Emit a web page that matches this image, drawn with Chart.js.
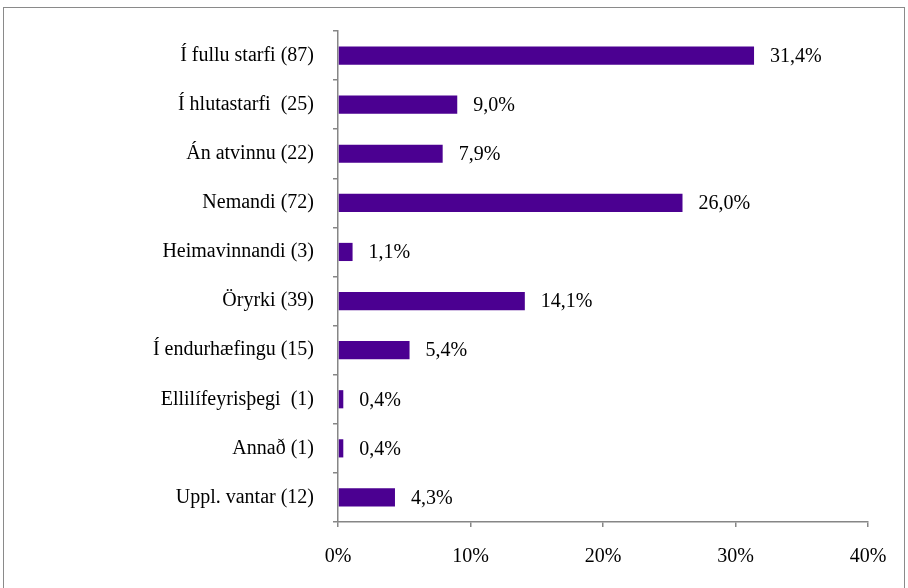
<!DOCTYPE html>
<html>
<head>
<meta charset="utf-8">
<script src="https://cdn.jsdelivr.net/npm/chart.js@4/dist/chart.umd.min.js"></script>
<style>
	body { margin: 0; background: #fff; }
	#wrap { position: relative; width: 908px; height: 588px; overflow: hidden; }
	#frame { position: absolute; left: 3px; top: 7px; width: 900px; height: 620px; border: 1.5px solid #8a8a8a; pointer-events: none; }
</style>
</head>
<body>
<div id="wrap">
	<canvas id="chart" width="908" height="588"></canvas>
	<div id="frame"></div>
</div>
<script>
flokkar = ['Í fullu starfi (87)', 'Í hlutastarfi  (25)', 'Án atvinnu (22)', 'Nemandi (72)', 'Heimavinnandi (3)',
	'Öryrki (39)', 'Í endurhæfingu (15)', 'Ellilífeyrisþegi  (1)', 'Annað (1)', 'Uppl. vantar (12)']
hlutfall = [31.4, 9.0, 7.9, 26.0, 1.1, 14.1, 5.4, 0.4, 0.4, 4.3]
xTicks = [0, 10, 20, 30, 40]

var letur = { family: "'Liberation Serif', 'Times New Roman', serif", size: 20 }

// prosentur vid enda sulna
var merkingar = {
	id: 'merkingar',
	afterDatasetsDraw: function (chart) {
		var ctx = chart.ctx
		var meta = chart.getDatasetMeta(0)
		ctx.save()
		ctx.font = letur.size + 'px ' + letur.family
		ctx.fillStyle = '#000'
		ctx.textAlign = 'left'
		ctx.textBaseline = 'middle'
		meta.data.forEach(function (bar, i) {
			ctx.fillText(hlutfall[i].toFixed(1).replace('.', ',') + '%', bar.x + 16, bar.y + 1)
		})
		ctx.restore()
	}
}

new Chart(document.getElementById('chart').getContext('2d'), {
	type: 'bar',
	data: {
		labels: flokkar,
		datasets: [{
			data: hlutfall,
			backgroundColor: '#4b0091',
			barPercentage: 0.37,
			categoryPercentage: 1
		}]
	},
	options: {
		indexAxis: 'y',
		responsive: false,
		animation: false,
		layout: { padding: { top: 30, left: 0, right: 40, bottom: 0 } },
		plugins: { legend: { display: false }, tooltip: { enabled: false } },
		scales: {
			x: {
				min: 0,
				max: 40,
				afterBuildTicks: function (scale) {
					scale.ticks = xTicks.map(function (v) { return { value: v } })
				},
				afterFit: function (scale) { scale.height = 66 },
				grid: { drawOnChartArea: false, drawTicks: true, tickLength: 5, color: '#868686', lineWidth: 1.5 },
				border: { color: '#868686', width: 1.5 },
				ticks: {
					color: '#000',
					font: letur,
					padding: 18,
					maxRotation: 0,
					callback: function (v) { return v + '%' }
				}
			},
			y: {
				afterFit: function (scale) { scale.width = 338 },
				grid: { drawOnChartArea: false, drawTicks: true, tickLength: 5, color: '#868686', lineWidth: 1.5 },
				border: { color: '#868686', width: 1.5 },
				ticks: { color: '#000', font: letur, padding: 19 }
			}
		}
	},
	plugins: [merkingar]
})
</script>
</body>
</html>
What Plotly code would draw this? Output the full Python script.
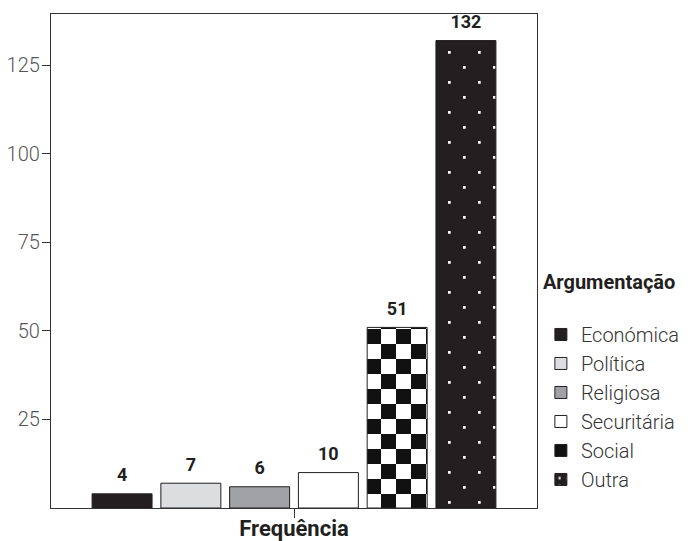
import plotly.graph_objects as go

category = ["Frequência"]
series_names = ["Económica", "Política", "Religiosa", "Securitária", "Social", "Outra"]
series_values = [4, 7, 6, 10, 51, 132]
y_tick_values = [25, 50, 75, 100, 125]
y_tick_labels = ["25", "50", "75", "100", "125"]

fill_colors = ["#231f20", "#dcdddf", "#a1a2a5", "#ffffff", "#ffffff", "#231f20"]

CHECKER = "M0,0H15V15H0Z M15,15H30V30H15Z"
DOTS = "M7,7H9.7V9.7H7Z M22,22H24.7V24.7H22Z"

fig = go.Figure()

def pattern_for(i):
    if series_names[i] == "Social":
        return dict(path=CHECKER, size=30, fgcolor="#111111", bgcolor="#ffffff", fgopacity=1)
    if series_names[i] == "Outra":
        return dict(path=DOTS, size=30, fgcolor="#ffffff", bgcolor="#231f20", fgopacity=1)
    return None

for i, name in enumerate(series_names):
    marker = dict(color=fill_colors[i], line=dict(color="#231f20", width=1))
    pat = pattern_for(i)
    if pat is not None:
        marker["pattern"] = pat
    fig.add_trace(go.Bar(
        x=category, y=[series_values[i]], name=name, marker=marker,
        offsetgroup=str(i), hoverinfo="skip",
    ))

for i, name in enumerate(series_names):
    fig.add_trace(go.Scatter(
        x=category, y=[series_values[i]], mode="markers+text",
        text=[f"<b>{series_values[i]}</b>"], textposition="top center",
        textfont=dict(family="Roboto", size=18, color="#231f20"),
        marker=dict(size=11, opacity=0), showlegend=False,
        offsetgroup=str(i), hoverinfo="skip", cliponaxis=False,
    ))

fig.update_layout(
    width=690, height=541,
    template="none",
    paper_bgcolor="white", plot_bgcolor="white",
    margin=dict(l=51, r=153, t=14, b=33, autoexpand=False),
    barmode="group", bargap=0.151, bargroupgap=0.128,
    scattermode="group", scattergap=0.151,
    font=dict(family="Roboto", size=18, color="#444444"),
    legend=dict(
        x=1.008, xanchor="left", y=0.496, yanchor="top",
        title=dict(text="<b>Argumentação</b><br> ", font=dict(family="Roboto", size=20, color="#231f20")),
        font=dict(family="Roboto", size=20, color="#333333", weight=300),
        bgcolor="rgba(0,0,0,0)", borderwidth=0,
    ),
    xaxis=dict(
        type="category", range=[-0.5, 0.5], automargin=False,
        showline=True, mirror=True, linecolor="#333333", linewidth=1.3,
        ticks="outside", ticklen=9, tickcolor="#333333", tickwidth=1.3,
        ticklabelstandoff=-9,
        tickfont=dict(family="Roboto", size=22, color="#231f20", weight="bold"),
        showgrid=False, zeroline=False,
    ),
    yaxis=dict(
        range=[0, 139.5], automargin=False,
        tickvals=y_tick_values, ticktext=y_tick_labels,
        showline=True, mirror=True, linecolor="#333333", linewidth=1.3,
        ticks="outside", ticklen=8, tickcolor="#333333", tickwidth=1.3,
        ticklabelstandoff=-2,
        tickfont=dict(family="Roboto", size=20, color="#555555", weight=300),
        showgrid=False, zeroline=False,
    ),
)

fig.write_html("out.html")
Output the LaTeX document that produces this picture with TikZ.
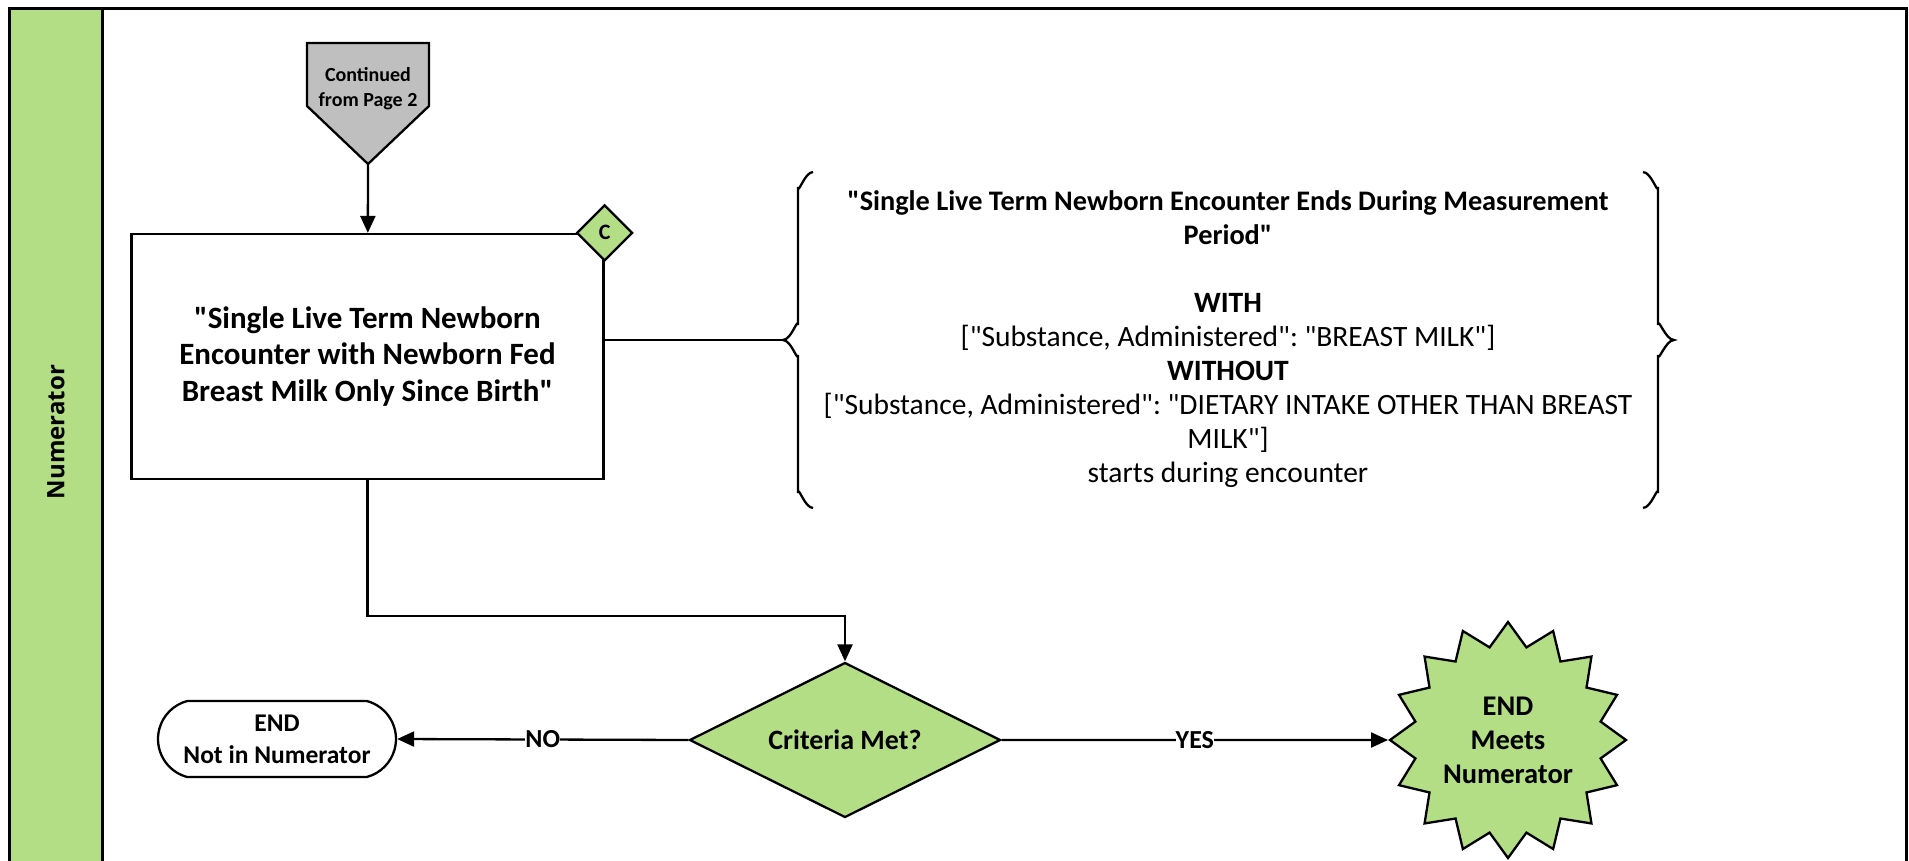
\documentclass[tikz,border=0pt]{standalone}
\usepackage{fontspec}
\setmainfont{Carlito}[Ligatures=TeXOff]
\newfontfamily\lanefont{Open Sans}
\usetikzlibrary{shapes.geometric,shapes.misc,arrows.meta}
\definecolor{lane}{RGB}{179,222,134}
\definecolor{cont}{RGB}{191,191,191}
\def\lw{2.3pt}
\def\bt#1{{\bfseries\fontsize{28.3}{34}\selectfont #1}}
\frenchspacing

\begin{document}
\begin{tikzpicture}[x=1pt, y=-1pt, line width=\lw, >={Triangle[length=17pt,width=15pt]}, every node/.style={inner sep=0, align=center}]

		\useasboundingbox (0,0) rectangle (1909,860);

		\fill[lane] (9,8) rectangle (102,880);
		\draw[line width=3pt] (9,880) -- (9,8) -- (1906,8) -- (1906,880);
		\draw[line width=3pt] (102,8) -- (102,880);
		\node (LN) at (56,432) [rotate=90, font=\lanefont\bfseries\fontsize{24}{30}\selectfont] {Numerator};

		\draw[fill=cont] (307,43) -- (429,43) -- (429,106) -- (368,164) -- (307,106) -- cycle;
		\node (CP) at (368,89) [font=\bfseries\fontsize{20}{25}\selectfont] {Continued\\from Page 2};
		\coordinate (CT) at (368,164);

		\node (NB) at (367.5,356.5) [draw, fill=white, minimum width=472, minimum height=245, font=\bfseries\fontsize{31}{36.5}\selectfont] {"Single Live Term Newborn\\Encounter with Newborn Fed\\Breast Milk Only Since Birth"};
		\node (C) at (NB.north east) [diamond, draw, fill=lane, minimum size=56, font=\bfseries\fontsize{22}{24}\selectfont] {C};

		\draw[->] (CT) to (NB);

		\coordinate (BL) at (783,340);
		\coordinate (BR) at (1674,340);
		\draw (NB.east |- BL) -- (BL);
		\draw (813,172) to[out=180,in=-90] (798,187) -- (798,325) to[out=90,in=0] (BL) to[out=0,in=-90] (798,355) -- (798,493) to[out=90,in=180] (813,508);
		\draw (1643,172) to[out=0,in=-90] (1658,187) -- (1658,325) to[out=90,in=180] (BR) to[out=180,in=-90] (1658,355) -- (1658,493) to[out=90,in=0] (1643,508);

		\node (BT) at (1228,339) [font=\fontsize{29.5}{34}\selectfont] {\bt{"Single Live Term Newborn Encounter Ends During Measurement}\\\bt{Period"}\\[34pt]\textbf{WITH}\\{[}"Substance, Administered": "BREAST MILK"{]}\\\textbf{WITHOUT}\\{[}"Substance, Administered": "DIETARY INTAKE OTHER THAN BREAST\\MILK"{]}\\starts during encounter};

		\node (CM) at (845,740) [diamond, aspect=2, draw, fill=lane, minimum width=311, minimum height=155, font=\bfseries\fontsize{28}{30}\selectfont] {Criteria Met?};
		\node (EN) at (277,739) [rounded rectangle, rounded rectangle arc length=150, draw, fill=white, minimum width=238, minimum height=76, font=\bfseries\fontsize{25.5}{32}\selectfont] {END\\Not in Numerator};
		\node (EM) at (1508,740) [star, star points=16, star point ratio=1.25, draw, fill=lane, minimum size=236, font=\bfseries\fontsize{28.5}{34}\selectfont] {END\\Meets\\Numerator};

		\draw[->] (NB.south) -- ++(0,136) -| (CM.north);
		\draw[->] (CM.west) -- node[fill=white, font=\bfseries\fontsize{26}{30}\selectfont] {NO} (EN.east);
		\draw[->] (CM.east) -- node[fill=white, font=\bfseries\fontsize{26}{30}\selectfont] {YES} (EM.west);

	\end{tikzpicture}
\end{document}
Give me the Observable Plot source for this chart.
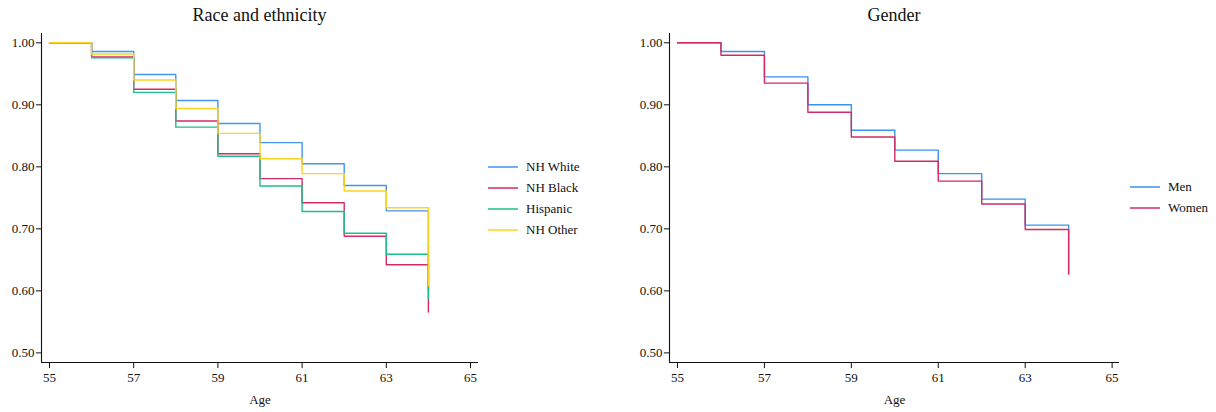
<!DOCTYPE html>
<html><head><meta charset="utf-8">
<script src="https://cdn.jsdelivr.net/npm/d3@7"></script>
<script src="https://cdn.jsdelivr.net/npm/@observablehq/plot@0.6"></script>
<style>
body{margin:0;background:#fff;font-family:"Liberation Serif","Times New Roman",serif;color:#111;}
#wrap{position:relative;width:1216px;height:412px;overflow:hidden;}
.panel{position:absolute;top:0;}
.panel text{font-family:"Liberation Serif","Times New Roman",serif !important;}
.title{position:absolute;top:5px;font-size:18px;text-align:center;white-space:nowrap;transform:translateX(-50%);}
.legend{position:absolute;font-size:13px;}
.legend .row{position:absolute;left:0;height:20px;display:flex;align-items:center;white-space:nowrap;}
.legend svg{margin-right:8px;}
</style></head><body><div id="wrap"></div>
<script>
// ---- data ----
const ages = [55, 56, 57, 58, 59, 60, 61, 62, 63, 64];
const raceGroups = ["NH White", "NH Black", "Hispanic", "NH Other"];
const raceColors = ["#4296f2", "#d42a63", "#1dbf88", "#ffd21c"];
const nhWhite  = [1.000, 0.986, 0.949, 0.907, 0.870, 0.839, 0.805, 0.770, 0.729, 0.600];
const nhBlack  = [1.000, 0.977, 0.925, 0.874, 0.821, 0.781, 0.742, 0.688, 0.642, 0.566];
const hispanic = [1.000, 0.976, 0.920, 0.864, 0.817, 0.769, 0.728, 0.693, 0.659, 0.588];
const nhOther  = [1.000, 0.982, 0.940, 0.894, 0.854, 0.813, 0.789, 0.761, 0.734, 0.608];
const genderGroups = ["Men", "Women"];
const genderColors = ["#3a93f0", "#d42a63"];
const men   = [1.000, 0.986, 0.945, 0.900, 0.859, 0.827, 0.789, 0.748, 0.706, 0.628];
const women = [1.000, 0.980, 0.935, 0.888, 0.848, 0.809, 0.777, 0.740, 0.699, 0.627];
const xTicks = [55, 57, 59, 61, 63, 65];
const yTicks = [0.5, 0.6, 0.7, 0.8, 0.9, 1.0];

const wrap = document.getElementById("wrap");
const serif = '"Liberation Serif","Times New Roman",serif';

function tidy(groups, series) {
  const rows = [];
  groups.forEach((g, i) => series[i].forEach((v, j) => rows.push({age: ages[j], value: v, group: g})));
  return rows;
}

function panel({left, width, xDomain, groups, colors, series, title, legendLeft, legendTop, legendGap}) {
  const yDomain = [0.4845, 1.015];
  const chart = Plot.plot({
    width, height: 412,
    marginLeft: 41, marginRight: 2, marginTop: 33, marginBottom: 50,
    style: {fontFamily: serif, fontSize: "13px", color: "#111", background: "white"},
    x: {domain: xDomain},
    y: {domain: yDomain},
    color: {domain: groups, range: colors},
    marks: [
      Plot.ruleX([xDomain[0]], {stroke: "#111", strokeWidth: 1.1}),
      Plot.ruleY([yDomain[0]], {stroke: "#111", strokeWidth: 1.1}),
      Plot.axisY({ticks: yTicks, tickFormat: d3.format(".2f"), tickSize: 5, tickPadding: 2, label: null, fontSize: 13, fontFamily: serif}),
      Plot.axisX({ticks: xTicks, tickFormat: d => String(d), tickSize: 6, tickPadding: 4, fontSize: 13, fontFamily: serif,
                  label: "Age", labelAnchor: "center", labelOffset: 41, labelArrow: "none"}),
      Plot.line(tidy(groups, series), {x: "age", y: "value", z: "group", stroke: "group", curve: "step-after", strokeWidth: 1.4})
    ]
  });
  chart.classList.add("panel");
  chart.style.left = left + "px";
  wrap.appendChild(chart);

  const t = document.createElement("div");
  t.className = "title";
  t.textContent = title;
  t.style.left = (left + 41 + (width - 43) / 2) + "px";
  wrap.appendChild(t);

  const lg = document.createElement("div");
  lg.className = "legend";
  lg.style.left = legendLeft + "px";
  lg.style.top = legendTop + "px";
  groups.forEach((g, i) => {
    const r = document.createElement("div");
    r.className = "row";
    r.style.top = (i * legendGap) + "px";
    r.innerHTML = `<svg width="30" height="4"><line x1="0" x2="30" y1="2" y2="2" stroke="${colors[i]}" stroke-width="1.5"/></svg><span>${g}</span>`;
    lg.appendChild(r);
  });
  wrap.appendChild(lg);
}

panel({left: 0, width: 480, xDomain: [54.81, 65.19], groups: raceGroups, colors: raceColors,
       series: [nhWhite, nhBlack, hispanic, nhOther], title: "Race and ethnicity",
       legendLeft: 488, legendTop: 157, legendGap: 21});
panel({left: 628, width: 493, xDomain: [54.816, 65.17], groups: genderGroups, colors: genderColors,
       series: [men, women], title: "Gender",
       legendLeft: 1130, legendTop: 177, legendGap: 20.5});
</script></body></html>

Given problem
Pictures stay out. Repeat only the lines from the beginning of the data through the line that has "Serif', 'Times New".

Result below
Emit a web page that matches this image, drawn with Chart.js.
<!DOCTYPE html>
<html>
<head>
<meta charset="utf-8">
<script src="https://cdn.jsdelivr.net/npm/chart.js@4/dist/chart.umd.min.js"></script>
<style>
	body { margin: 0; background: #fff; }
	#wrap { position: relative; width: 908px; height: 588px; overflow: hidden; }
	#frame { position: absolute; left: 3px; top: 7px; width: 900px; height: 620px; border: 1.5px solid #8a8a8a; pointer-events: none; }
</style>
</head>
<body>
<div id="wrap">
	<canvas id="chart" width="908" height="588"></canvas>
	<div id="frame"></div>
</div>
<script>
flokkar = ['Í fullu starfi (87)', 'Í hlutastarfi  (25)', 'Án atvinnu (22)', 'Nemandi (72)', 'Heimavinnandi (3)',
	'Öryrki (39)', 'Í endurhæfingu (15)', 'Ellilífeyrisþegi  (1)', 'Annað (1)', 'Uppl. vantar (12)']
hlutfall = [31.4, 9.0, 7.9, 26.0, 1.1, 14.1, 5.4, 0.4, 0.4, 4.3]
xTicks = [0, 10, 20, 30, 40]

var letur = { family: "'Liberation Serif', 'Times New Roman', serif", size: 20 }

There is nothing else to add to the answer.